Data lines =>

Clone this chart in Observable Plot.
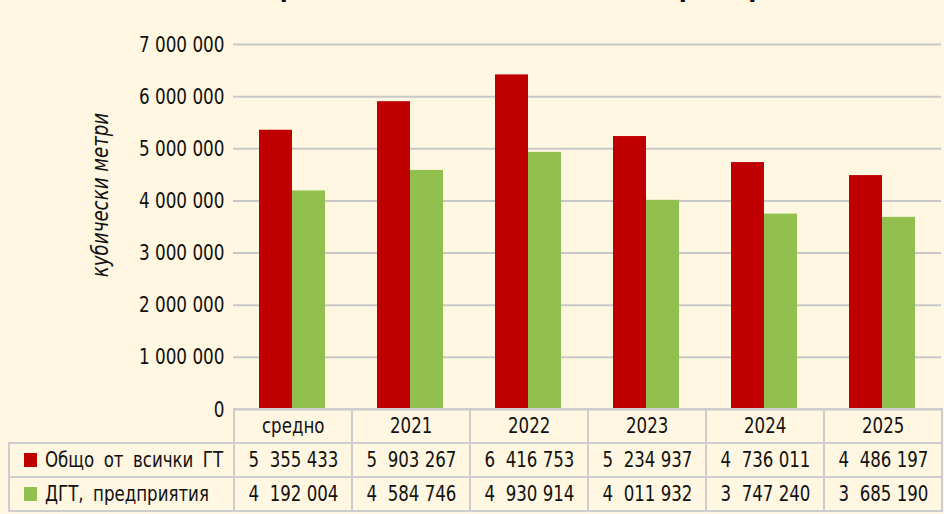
<!DOCTYPE html>
<html>
<head>
<meta charset="utf-8">
<script src="https://cdn.jsdelivr.net/npm/d3@7"></script>
<script src="https://cdn.jsdelivr.net/npm/@observablehq/plot@0.6"></script>
<style>
  html, body { margin: 0; padding: 0; background: #FFF7E1; }
  #wrap { position: relative; width: 944px; height: 514px; overflow: hidden; background: #FFF7E1;
          font-family: "DejaVu Sans Condensed", "Roboto", sans-serif; color: #111; }
  #title { position: absolute; left: 262px; top: -28.5px; font-size: 26px; font-weight: bold; white-space: nowrap; letter-spacing: 0.5px; }
  #ylabel { position: absolute; left: 100px; top: 195px; transform: translate(-50%, -50%) rotate(-90deg) scaleX(0.88);
            font-size: 23px; font-style: italic; white-space: nowrap; }
  #chart { position: absolute; left: 0; top: 0; }
  #tbl { position: absolute; left: 8px; top: 408px; width: 933px; border-collapse: collapse; table-layout: fixed; font-size: 22px; }
  #tbl td { border: 2px solid #cdcdcd; padding: 0; text-align: center; white-space: pre; overflow: hidden; line-height: 1; }
  #tbl tr.h td { height: 32px; }
  #tbl tr.r td { height: 32px; }
  #tbl td.blank { border-top: none; border-left: none; }
  #tbl td.lab { text-align: left; padding-left: 14px; }
  .sq { display: inline-block; transform: scaleX(0.84); }
  #tbl td:not(.lab) .sq { transform-origin: center; }
  #tbl td.lab .sq { transform-origin: left center; word-spacing: 5px; }
  .sw { display: inline-block; width: 13px; height: 14px; margin-right: 8px; vertical-align: 0px; }
</style>
</head>
<body>
<div id="wrap">
  <div id="title">Средни количества вода по предприятия</div>
  <div id="chart"></div>
  <div id="ylabel">кубически метри</div>
  <table id="tbl"></table>
</div>
<script>
const categories = ["средно", "2021", "2022", "2023", "2024", "2025"];
const seriesNames = ["Общо от всички ГТ", "ДГТ, предприятия"];
const totalValues = [5355433, 5903267, 6416753, 5234937, 4736011, 4486197];
const dgtValues = [4192004, 4584746, 4930914, 4011932, 3747240, 3685190];
const yTicks = [0, 1000000, 2000000, 3000000, 4000000, 5000000, 6000000, 7000000];
const seriesColors = ["#C00000", "#92C04E"];

const seriesValues = [totalValues, dgtValues];
const data = [];
categories.forEach((c, i) => {
  seriesNames.forEach((s, j) => data.push({cat: c, series: s, value: seriesValues[j][i]}));
});

const tickFmt = d => d3.format(",")(d).replace(/,/g, " ");
const cellFmt = d => {
  const parts = d3.format(",")(d).split(",");
  return parts[0] + "  " + parts.slice(1).join(" ");
};

const chart = Plot.plot({
  width: 944,
  height: 514,
  marginTop: 44,
  marginBottom: 105,
  marginLeft: 233,
  marginRight: 3,
  style: {background: "transparent", fontFamily: "'DejaVu Sans Condensed', sans-serif", fontSize: "22px", color: "#111", overflow: "visible"},
  fx: {domain: categories, padding: 0, axis: null},
  x: {domain: seriesNames, paddingInner: 0, paddingOuter: 0.76, axis: null},
  y: {domain: [0, 7000000]},
  color: {domain: seriesNames, range: seriesColors},
  marks: [
    Plot.gridY(yTicks, {stroke: "#c8c8c8", strokeOpacity: 1, strokeWidth: 2}),
    Plot.barY(data, {fx: "cat", x: "series", y: "value", fill: "series"}),
    Plot.axisY(yTicks, {tickSize: 0, tickPadding: 9, label: null, tickFormat: tickFmt, fontSize: 22})
  ]
});
document.getElementById("chart").appendChild(chart);
// condense the tick labels horizontally (narrow typeface look)
chart.querySelectorAll('[aria-label="y-axis tick label"] text').forEach(t => {
  const w = t.getComputedTextLength();
  t.setAttribute("textLength", (w * 0.85).toFixed(1));
  t.setAttribute("lengthAdjust", "spacingAndGlyphs");
});

// data table below the chart
const mk = (txt) => { const s = document.createElement("span"); s.className = "sq"; s.textContent = txt; return s; };
const tbl = document.getElementById("tbl");
const cg = document.createElement("colgroup");
const c0 = document.createElement("col"); c0.style.width = "225px"; cg.appendChild(c0);
categories.forEach(() => { const c = document.createElement("col"); c.style.width = "118px"; cg.appendChild(c); });
tbl.appendChild(cg);
const hr = document.createElement("tr"); hr.className = "h";
const b = document.createElement("td"); b.className = "blank"; hr.appendChild(b);
categories.forEach(c => { const td = document.createElement("td"); td.appendChild(mk(c)); hr.appendChild(td); });
tbl.appendChild(hr);
seriesNames.forEach((s, j) => {
  const tr = document.createElement("tr"); tr.className = "r";
  const lab = document.createElement("td"); lab.className = "lab";
  const sw = document.createElement("span"); sw.className = "sw"; sw.style.background = seriesColors[j];
  lab.appendChild(sw); lab.appendChild(mk(s));
  tr.appendChild(lab);
  seriesValues[j].forEach(v => { const td = document.createElement("td"); td.appendChild(mk(cellFmt(v))); tr.appendChild(td); });
  tbl.appendChild(tr);
});
</script>
</body>
</html>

Task to carry out => Reproduce every line exactly and omit all pictures.

The answer =>
Clone this chart in Observable Plot.
<!DOCTYPE html>
<html>
<head>
<meta charset="utf-8">
<script src="https://cdn.jsdelivr.net/npm/d3@7"></script>
<script src="https://cdn.jsdelivr.net/npm/@observablehq/plot@0.6"></script>
<style>
  html, body { margin: 0; padding: 0; background: #FFF7E1; }
  #wrap { position: relative; width: 944px; height: 514px; overflow: hidden; background: #FFF7E1;
          font-family: "DejaVu Sans Condensed", "Roboto", sans-serif; color: #111; }
  #title { position: absolute; left: 262px; top: -28.5px; font-size: 26px; font-weight: bold; white-space: nowrap; letter-spacing: 0.5px; }
  #ylabel { position: absolute; left: 100px; top: 195px; transform: translate(-50%, -50%) rotate(-90deg) scaleX(0.88);
            font-size: 23px; font-style: italic; white-space: nowrap; }
  #chart { position: absolute; left: 0; top: 0; }
  #tbl { position: absolute; left: 8px; top: 408px; width: 933px; border-collapse: collapse; table-layout: fixed; font-size: 22px; }
  #tbl td { border: 2px solid #cdcdcd; padding: 0; text-align: center; white-space: pre; overflow: hidden; line-height: 1; }
  #tbl tr.h td { height: 32px; }
  #tbl tr.r td { height: 32px; }
  #tbl td.blank { border-top: none; border-left: none; }
  #tbl td.lab { text-align: left; padding-left: 14px; }
  .sq { display: inline-block; transform: scaleX(0.84); }
  #tbl td:not(.lab) .sq { transform-origin: center; }
  #tbl td.lab .sq { transform-origin: left center; word-spacing: 5px; }
  .sw { display: inline-block; width: 13px; height: 14px; margin-right: 8px; vertical-align: 0px; }
</style>
</head>
<body>
<div id="wrap">
  <div id="title">Средни количества вода по предприятия</div>
  <div id="chart"></div>
  <div id="ylabel">кубически метри</div>
  <table id="tbl"></table>
</div>
<script>
const categories = ["средно", "2021", "2022", "2023", "2024", "2025"];
const seriesNames = ["Общо от всички ГТ", "ДГТ, предприятия"];
const totalValues = [5355433, 5903267, 6416753, 5234937, 4736011, 4486197];
const dgtValues = [4192004, 4584746, 4930914, 4011932, 3747240, 3685190];
const yTicks = [0, 1000000, 2000000, 3000000, 4000000, 5000000, 6000000, 7000000];
const seriesColors = ["#C00000", "#92C04E"];

const seriesValues = [totalValues, dgtValues];
const data = [];
categories.forEach((c, i) => {
  seriesNames.forEach((s, j) => data.push({cat: c, series: s, value: seriesValues[j][i]}));
});

const tickFmt = d => d3.format(",")(d).replace(/,/g, " ");
const cellFmt = d => {
  const parts = d3.format(",")(d).split(",");
  return parts[0] + "  " + parts.slice(1).join(" ");
};

const chart = Plot.plot({
  width: 944,
  height: 514,
  marginTop: 44,
  marginBottom: 105,
  marginLeft: 233,
  marginRight: 3,
  style: {background: "transparent", fontFamily: "'DejaVu Sans Condensed', sans-serif", fontSize: "22px", color: "#111", overflow: "visible"},
  fx: {domain: categories, padding: 0, axis: null},
  x: {domain: seriesNames, paddingInner: 0, paddingOuter: 0.76, axis: null},
  y: {domain: [0, 7000000]},
  color: {domain: seriesNames, range: seriesColors},
  marks: [
    Plot.gridY(yTicks, {stroke: "#c8c8c8", strokeOpacity: 1, strokeWidth: 2}),
    Plot.barY(data, {fx: "cat", x: "series", y: "value", fill: "series"}),
    Plot.axisY(yTicks, {tickSize: 0, tickPadding: 9, label: null, tickFormat: tickFmt, fontSize: 22})
  ]
});
document.getElementById("chart").appendChild(chart);
// condense the tick labels horizontally (narrow typeface look)
chart.querySelectorAll('[aria-label="y-axis tick label"] text').forEach(t => {
  const w = t.getComputedTextLength();
  t.setAttribute("textLength", (w * 0.85).toFixed(1));
  t.setAttribute("lengthAdjust", "spacingAndGlyphs");
});

// data table below the chart
const mk = (txt) => { const s = document.createElement("span"); s.className = "sq"; s.textContent = txt; return s; };
const tbl = document.getElementById("tbl");
const cg = document.createElement("colgroup");
const c0 = document.createElement("col"); c0.style.width = "225px"; cg.appendChild(c0);
categories.forEach(() => { const c = document.createElement("col"); c.style.width = "118px"; cg.appendChild(c); });
tbl.appendChild(cg);
const hr = document.createElement("tr"); hr.className = "h";
const b = document.createElement("td"); b.className = "blank"; hr.appendChild(b);
categories.forEach(c => { const td = document.createElement("td"); td.appendChild(mk(c)); hr.appendChild(td); });
tbl.appendChild(hr);
seriesNames.forEach((s, j) => {
  const tr = document.createElement("tr"); tr.className = "r";
  const lab = document.createElement("td"); lab.className = "lab";
  const sw = document.createElement("span"); sw.className = "sw"; sw.style.background = seriesColors[j];
  lab.appendChild(sw); lab.appendChild(mk(s));
  tr.appendChild(lab);
  seriesValues[j].forEach(v => { const td = document.createElement("td"); td.appendChild(mk(cellFmt(v))); tr.appendChild(td); });
  tbl.appendChild(tr);
});
</script>
</body>
</html>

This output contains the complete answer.